-- Start Available data --
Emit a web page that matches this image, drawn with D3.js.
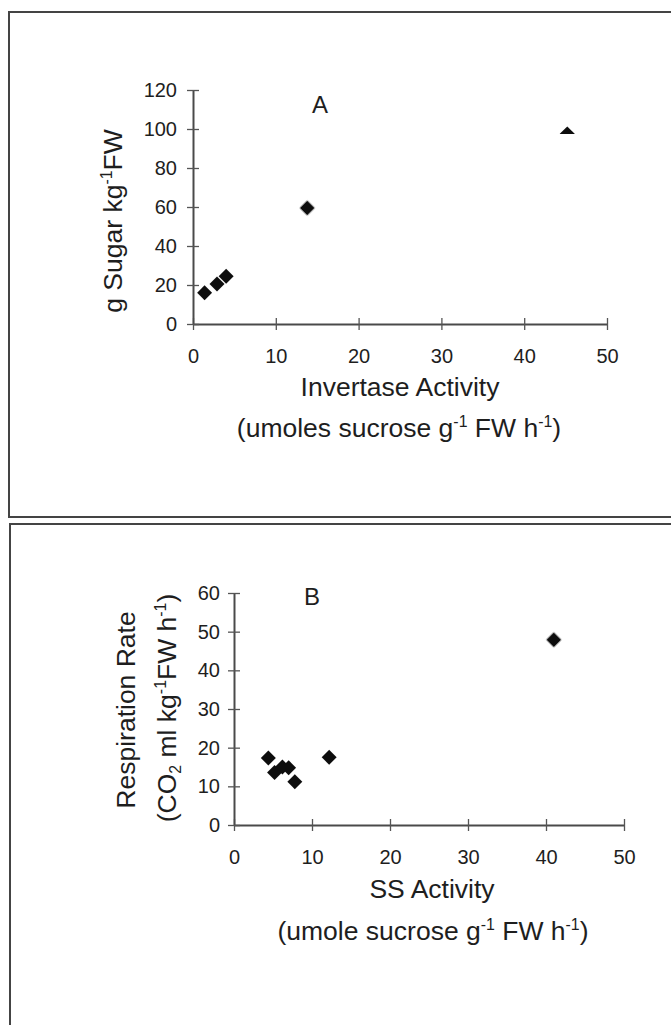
<!DOCTYPE html>
<html>
<head>
<meta charset="utf-8">
<script src="https://cdn.jsdelivr.net/npm/d3@7"></script>
<style>
  html, body { margin: 0; padding: 0; background: #fff; }
  svg { display: block; }
  text { font-family: "Liberation Sans", Arial, Helvetica, sans-serif; fill: #1e1e1e; }
</style>
</head>
<body>
<svg id="fig" width="671" height="1025"></svg>
<script>
// Panel A: invertase activity vs. sugar content
const invertaseActivity = [1.4, 2.9, 4.0, 13.8];
const sugarContent = [16, 20.5, 24.5, 59.5];
// point at the edge of the scanned frame (only its upper half survives)
const invertaseEdge = [45.2];
const sugarEdge = [97.5];
const xTicksA = [0, 10, 20, 30, 40, 50];
const yTicksA = [0, 20, 40, 60, 80, 100, 120];

// Panel B: sucrose synthase activity vs. respiration rate
const ssActivity = [4.4, 5.2, 6.2, 7.0, 7.8, 12.2, 41.0];
const respirationRate = [17.3, 13.6, 15.0, 14.8, 11.2, 17.5, 47.9];
const xTicksB = [0, 10, 20, 30, 40, 50];
const yTicksB = [0, 10, 20, 30, 40, 50, 60];

const TITLE_SIZE = 26.5;
const TICK_SIZE = 20;

const svg = d3.select("#fig");

// soft edge on the markers, like the printed figure
const defs = svg.append("defs");
defs.append("filter").attr("id", "soft")
  .append("feGaussianBlur").attr("stdDeviation", 0.6);

// panel frames
const frame = svg.append("g").attr("fill", "none").attr("stroke", "#444").attr("stroke-width", 2);
frame.append("path").attr("d", "M 680 12 H 9 V 517 H 680");
frame.append("path").attr("d", "M 680 524 H 10 V 1030");

const diamond = d3.symbol(d3.symbolSquare, 112);

function richText(sel, parts) {
  parts.forEach(p => {
    const t = sel.append("tspan").text(p.t);
    if (p.sup) { t.attr("font-size", "0.6em").attr("dy", "-0.65em"); }
    else if (p.sub) { t.attr("font-size", "0.6em").attr("dy", "0.3em"); }
    else if (p.back) { t.attr("dy", p.back); }
  });
}

function crossTicks(g, horizontal) {
  g.selectAll(".tick").append("line")
    .attr("stroke", "#555").attr("stroke-width", 1.3)
    .attr(horizontal ? "y1" : "x1", -6)
    .attr(horizontal ? "y2" : "x2", 6);
}

function panel(cfg) {
  const x = d3.scaleLinear().domain([0, 50]).range(cfg.xRange);
  const y = d3.scaleLinear().domain(cfg.yDomain).range(cfg.yRange);
  const g = svg.append("g");

  const gx = g.append("g").attr("transform", `translate(0,${y(0)})`)
    .call(d3.axisBottom(x).tickValues(cfg.xTicks).tickSize(0).tickPadding(25).tickFormat(d3.format("d")));
  const gy = g.append("g").attr("transform", `translate(${x(0)},0)`)
    .call(d3.axisLeft(y).tickValues(cfg.yTicks).tickSize(0).tickPadding(cfg.yPad).tickFormat(d3.format("d")));
  [gx, gy].forEach(a => {
    a.select(".domain").attr("stroke", "#4a4a4a").attr("stroke-width", 2);
    a.selectAll("text").attr("font-size", TICK_SIZE).attr("fill", "#1e1e1e")
      .attr("font-family", '"Liberation Sans", Arial, sans-serif');
  });
  crossTicks(gx, true);
  crossTicks(gy, false);

  // panel letter
  g.append("text").attr("x", cfg.letterPos[0]).attr("y", cfg.letterPos[1])
    .attr("text-anchor", "middle").attr("font-size", 24).text(cfg.letter);

  // axis titles
  cfg.xTitles.forEach(tt => {
    const t = g.append("text").attr("x", tt.x).attr("y", tt.y)
      .attr("text-anchor", "middle").attr("font-size", TITLE_SIZE);
    richText(t, tt.parts);
  });
  cfg.yTitles.forEach(tt => {
    const t = g.append("text")
      .attr("transform", `translate(${tt.x},${tt.y}) rotate(-90)`)
      .attr("text-anchor", "middle").attr("font-size", TITLE_SIZE);
    richText(t, tt.parts);
  });

  // markers
  const pts = d3.zip(cfg.xs, cfg.ys);
  g.append("g").attr("filter", "url(#soft)").selectAll("path").data(pts).join("path")
    .attr("d", diamond)
    .attr("fill", "#111")
    .attr("transform", d => `translate(${x(d[0])},${y(d[1])}) rotate(45)`);
  return { x, y, g };
}

const A = panel({
  xRange: [193, 607], yDomain: [0, 120], yRange: [324, 90],
  xTicks: xTicksA, yTicks: yTicksA, yPad: 16,
  letter: "A", letterPos: [320, 113],
  xs: invertaseActivity, ys: sugarContent,
  xTitles: [
    { x: 400, y: 396, parts: [{ t: "Invertase Activity" }] },
    { x: 399, y: 437, parts: [{ t: "(umoles sucrose g" }, { t: "-1", sup: true }, { t: " FW h", back: "0.39em" }, { t: "-1", sup: true }, { t: ")", back: "0.39em" }] }
  ],
  yTitles: [
    { x: 122, y: 221, parts: [{ t: "g Sugar kg" }, { t: "-1", sup: true }, { t: "FW", back: "0.39em" }] }
  ]
});

// the edge point: only the top half of its diamond is drawn
const edgeClip = defs.append("clipPath").attr("id", "edgeClip");
d3.zip(invertaseEdge, sugarEdge).forEach(d => {
  edgeClip.append("rect")
    .attr("x", A.x(d[0]) - 12).attr("y", A.y(d[1]) - 12)
    .attr("width", 24).attr("height", 12);
});
A.g.append("g").attr("clip-path", "url(#edgeClip)").append("g").attr("filter", "url(#soft)")
  .selectAll("path").data(d3.zip(invertaseEdge, sugarEdge)).join("path")
  .attr("d", diamond).attr("fill", "#111")
  .attr("transform", d => `translate(${A.x(d[0])},${A.y(d[1])}) rotate(45)`);

panel({
  xRange: [234, 624], yDomain: [0, 60], yRange: [825, 593],
  xTicks: xTicksB, yTicks: yTicksB, yPad: 14,
  letter: "B", letterPos: [312, 605],
  xs: ssActivity, ys: respirationRate,
  xTitles: [
    { x: 432, y: 898, parts: [{ t: "SS Activity" }] },
    { x: 433, y: 940, parts: [{ t: "(umole sucrose g" }, { t: "-1", sup: true }, { t: " FW h", back: "0.39em" }, { t: "-1", sup: true }, { t: ")", back: "0.39em" }] }
  ],
  yTitles: [
    { x: 135, y: 710, parts: [{ t: "Respiration Rate" }] },
    { x: 176, y: 708, parts: [{ t: "(CO" }, { t: "2", sub: true }, { t: " ml kg", back: "-0.18em" }, { t: "-1", sup: true }, { t: "FW h", back: "0.39em" }, { t: "-1", sup: true }, { t: ")", back: "0.39em" }] }
  ]
});
</script>
</body>
</html>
-- End Available data --
#### Stated task
Please write out all the data again word for word, but not the pictures.

#### Written answer
Emit a web page that matches this image, drawn with D3.js.
<!DOCTYPE html>
<html>
<head>
<meta charset="utf-8">
<script src="https://cdn.jsdelivr.net/npm/d3@7"></script>
<style>
  html, body { margin: 0; padding: 0; background: #fff; }
  svg { display: block; }
  text { font-family: "Liberation Sans", Arial, Helvetica, sans-serif; fill: #1e1e1e; }
</style>
</head>
<body>
<svg id="fig" width="671" height="1025"></svg>
<script>
// Panel A: invertase activity vs. sugar content
const invertaseActivity = [1.4, 2.9, 4.0, 13.8];
const sugarContent = [16, 20.5, 24.5, 59.5];
// point at the edge of the scanned frame (only its upper half survives)
const invertaseEdge = [45.2];
const sugarEdge = [97.5];
const xTicksA = [0, 10, 20, 30, 40, 50];
const yTicksA = [0, 20, 40, 60, 80, 100, 120];

// Panel B: sucrose synthase activity vs. respiration rate
const ssActivity = [4.4, 5.2, 6.2, 7.0, 7.8, 12.2, 41.0];
const respirationRate = [17.3, 13.6, 15.0, 14.8, 11.2, 17.5, 47.9];
const xTicksB = [0, 10, 20, 30, 40, 50];
const yTicksB = [0, 10, 20, 30, 40, 50, 60];

const TITLE_SIZE = 26.5;
const TICK_SIZE = 20;

const svg = d3.select("#fig");

// soft edge on the markers, like the printed figure
const defs = svg.append("defs");
defs.append("filter").attr("id", "soft")
  .append("feGaussianBlur").attr("stdDeviation", 0.6);

// panel frames
const frame = svg.append("g").attr("fill", "none").attr("stroke", "#444").attr("stroke-width", 2);
frame.append("path").attr("d", "M 680 12 H 9 V 517 H 680");
frame.append("path").attr("d", "M 680 524 H 10 V 1030");

const diamond = d3.symbol(d3.symbolSquare, 112);

function richText(sel, parts) {
  parts.forEach(p => {
    const t = sel.append("tspan").text(p.t);
    if (p.sup) { t.attr("font-size", "0.6em").attr("dy", "-0.65em"); }
    else if (p.sub) { t.attr("font-size", "0.6em").attr("dy", "0.3em"); }
    else if (p.back) { t.attr("dy", p.back); }
  });
}

function crossTicks(g, horizontal) {
  g.selectAll(".tick").append("line")
    .attr("stroke", "#555").attr("stroke-width", 1.3)
    .attr(horizontal ? "y1" : "x1", -6)
    .attr(horizontal ? "y2" : "x2", 6);
}

function panel(cfg) {
  const x = d3.scaleLinear().domain([0, 50]).range(cfg.xRange);
  const y = d3.scaleLinear().domain(cfg.yDomain).range(cfg.yRange);
  const g = svg.append("g");

  const gx = g.append("g").attr("transform", `translate(0,${y(0)})`)
    .call(d3.axisBottom(x).tickValues(cfg.xTicks).tickSize(0).tickPadding(25).tickFormat(d3.format("d")));
  const gy = g.append("g").attr("transform", `translate(${x(0)},0)`)
    .call(d3.axisLeft(y).tickValues(cfg.yTicks).tickSize(0).tickPadding(cfg.yPad).tickFormat(d3.format("d")));
  [gx, gy].forEach(a => {
    a.select(".domain").attr("stroke", "#4a4a4a").attr("stroke-width", 2);
    a.selectAll("text").attr("font-size", TICK_SIZE).attr("fill", "#1e1e1e")
      .attr("font-family", '"Liberation Sans", Arial, sans-serif');
  });
  crossTicks(gx, true);
  crossTicks(gy, false);

  // panel letter
  g.append("text").attr("x", cfg.letterPos[0]).attr("y", cfg.letterPos[1])
    .attr("text-anchor", "middle").attr("font-size", 24).text(cfg.letter);

  // axis titles
  cfg.xTitles.forEach(tt => {
    const t = g.append("text").attr("x", tt.x).attr("y", tt.y)
      .attr("text-anchor", "middle").attr("font-size", TITLE_SIZE);
    richText(t, tt.parts);
  });
  cfg.yTitles.forEach(tt => {
    const t = g.append("text")
      .attr("transform", `translate(${tt.x},${tt.y}) rotate(-90)`)
      .attr("text-anchor", "middle").attr("font-size", TITLE_SIZE);
    richText(t, tt.parts);
  });

  // markers
  const pts = d3.zip(cfg.xs, cfg.ys);
  g.append("g").attr("filter", "url(#soft)").selectAll("path").data(pts).join("path")
    .attr("d", diamond)
    .attr("fill", "#111")
    .attr("transform", d => `translate(${x(d[0])},${y(d[1])}) rotate(45)`);
  return { x, y, g };
}

const A = panel({
  xRange: [193, 607], yDomain: [0, 120], yRange: [324, 90],
  xTicks: xTicksA, yTicks: yTicksA, yPad: 16,
  letter: "A", letterPos: [320, 113],
  xs: invertaseActivity, ys: sugarContent,
  xTitles: [
    { x: 400, y: 396, parts: [{ t: "Invertase Activity" }] },
    { x: 399, y: 437, parts: [{ t: "(umoles sucrose g" }, { t: "-1", sup: true }, { t: " FW h", back: "0.39em" }, { t: "-1", sup: true }, { t: ")", back: "0.39em" }] }
  ],
  yTitles: [
    { x: 122, y: 221, parts: [{ t: "g Sugar kg" }, { t: "-1", sup: true }, { t: "FW", back: "0.39em" }] }
  ]
});

// the edge point: only the top half of its diamond is drawn
const edgeClip = defs.append("clipPath").attr("id", "edgeClip");
d3.zip(invertaseEdge, sugarEdge).forEach(d => {
  edgeClip.append("rect")
    .attr("x", A.x(d[0]) - 12).attr("y", A.y(d[1]) - 12)
    .attr("width", 24).attr("height", 12);
});
A.g.append("g").attr("clip-path", "url(#edgeClip)").append("g").attr("filter", "url(#soft)")
  .selectAll("path").data(d3.zip(invertaseEdge, sugarEdge)).join("path")
  .attr("d", diamond).attr("fill", "#111")
  .attr("transform", d => `translate(${A.x(d[0])},${A.y(d[1])}) rotate(45)`);

panel({
  xRange: [234, 624], yDomain: [0, 60], yRange: [825, 593],
  xTicks: xTicksB, yTicks: yTicksB, yPad: 14,
  letter: "B", letterPos: [312, 605],
  xs: ssActivity, ys: respirationRate,
  xTitles: [
    { x: 432, y: 898, parts: [{ t: "SS Activity" }] },
    { x: 433, y: 940, parts: [{ t: "(umole sucrose g" }, { t: "-1", sup: true }, { t: " FW h", back: "0.39em" }, { t: "-1", sup: true }, { t: ")", back: "0.39em" }] }
  ],
  yTitles: [
    { x: 135, y: 710, parts: [{ t: "Respiration Rate" }] },
    { x: 176, y: 708, parts: [{ t: "(CO" }, { t: "2", sub: true }, { t: " ml kg", back: "-0.18em" }, { t: "-1", sup: true }, { t: "FW h", back: "0.39em" }, { t: "-1", sup: true }, { t: ")", back: "0.39em" }] }
  ]
});
</script>
</body>
</html>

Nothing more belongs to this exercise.